Thanks for the fixed link. I agree with you on point 3 - I don't think he's arguing against a basic principle of charity so much as the attempt to make all texts from an author cohere into a single intellectual picture (often ignoring chronological shifts).

And also I agree on point 2; as I say above we may sometimes be forced to decide that a philosopher (even a "great" one) has simply made an error, even a crass one. But that's something of a last resort. My main point is that we shouldn't go into texts looking for slip-ups.

In reply to by Peter Adamson

questorer on 14 September 2014

sort of meta-question: but do

sort of meta-question: but do you have any idea of how to gently rebuke people who "go looking into texts looking for slip-ups."

In reply to by questorer

Peter Adamson on 14 September 2014

I have encountered it most

I have encountered it most often with students, so of course there I can pretty much instruct them that this is not the point; but more generally (also with students, since pulling rank isn't really very philosophical!) I think the best way is simply to show them alternative readings that are more satisfying.

Thaddeus on 16 September 2014

Being a bit more

Being a bit more continentally trained I can't help but remind me of Ricoeur's (who I look forward seeing discussed on this podcast some decade or so from now) distinction between the hermeneutics of sympathy and the hermeneutics of suspicion, where the hermeneutics of suspicion develop a strict set of principles which they then use to test whatever they're put in front of whereas the hermeneutics of sympathy seeks to in some way work with the text, willing to put aside some knee-jerk objections in order to have their worldview expanded or tested.
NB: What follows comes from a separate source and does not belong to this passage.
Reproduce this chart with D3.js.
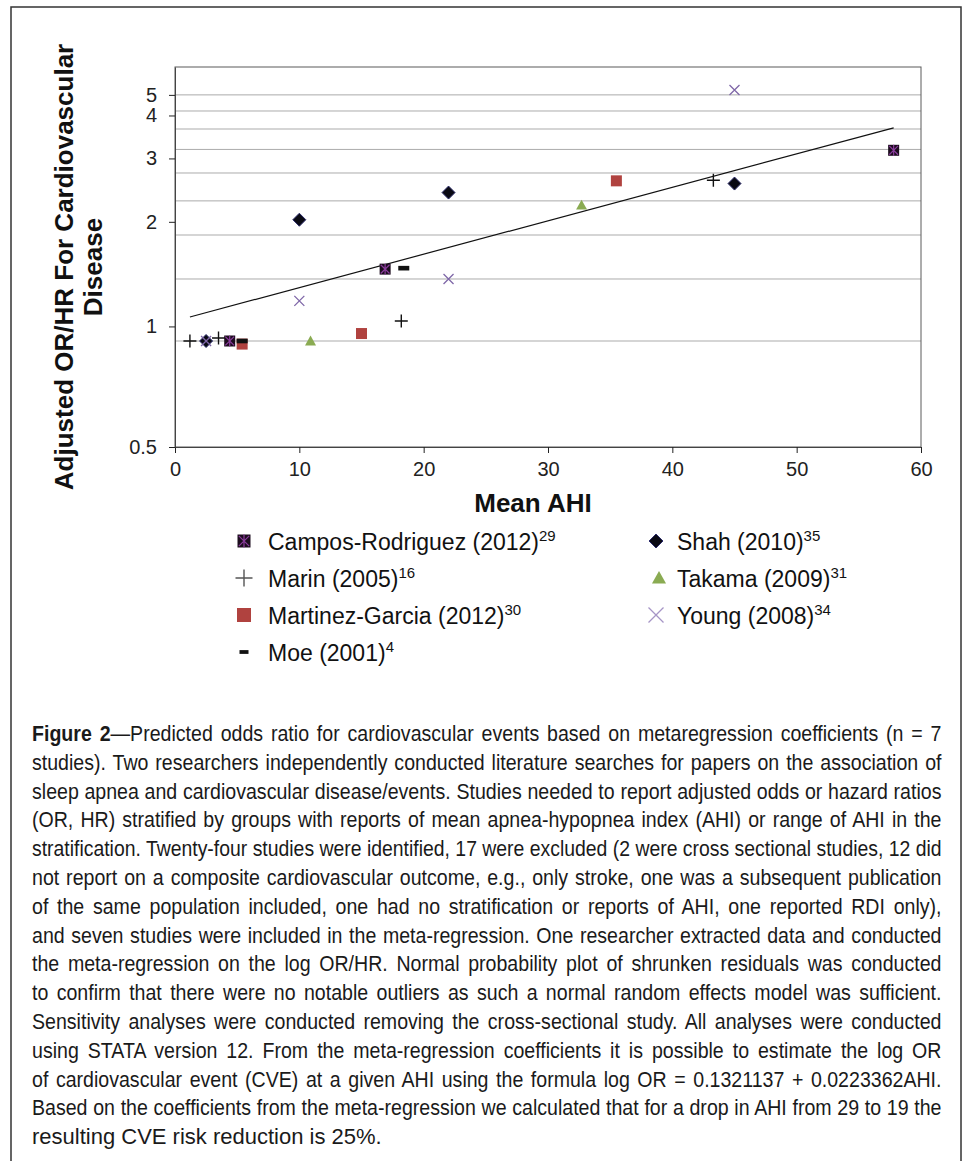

Obviously, like all such strict dualistic distinctions there's a lot of nuance lost - and I doubt that one can ever really do without one or the other - but it was a distinction that stuck with me in an impressionable time and I think erring on the side of sympathy has been part of what has made my own explorations into the history of philosophy so rewarding.

In reply to by Thaddeus

Peter Adamson on 16 September 2014

Thanks, I don't know the

Thanks, I don't know the Ricoeur (as you say, I guess I will someday!) but that does sound right on target, and I agree with you that it is the right way to lean.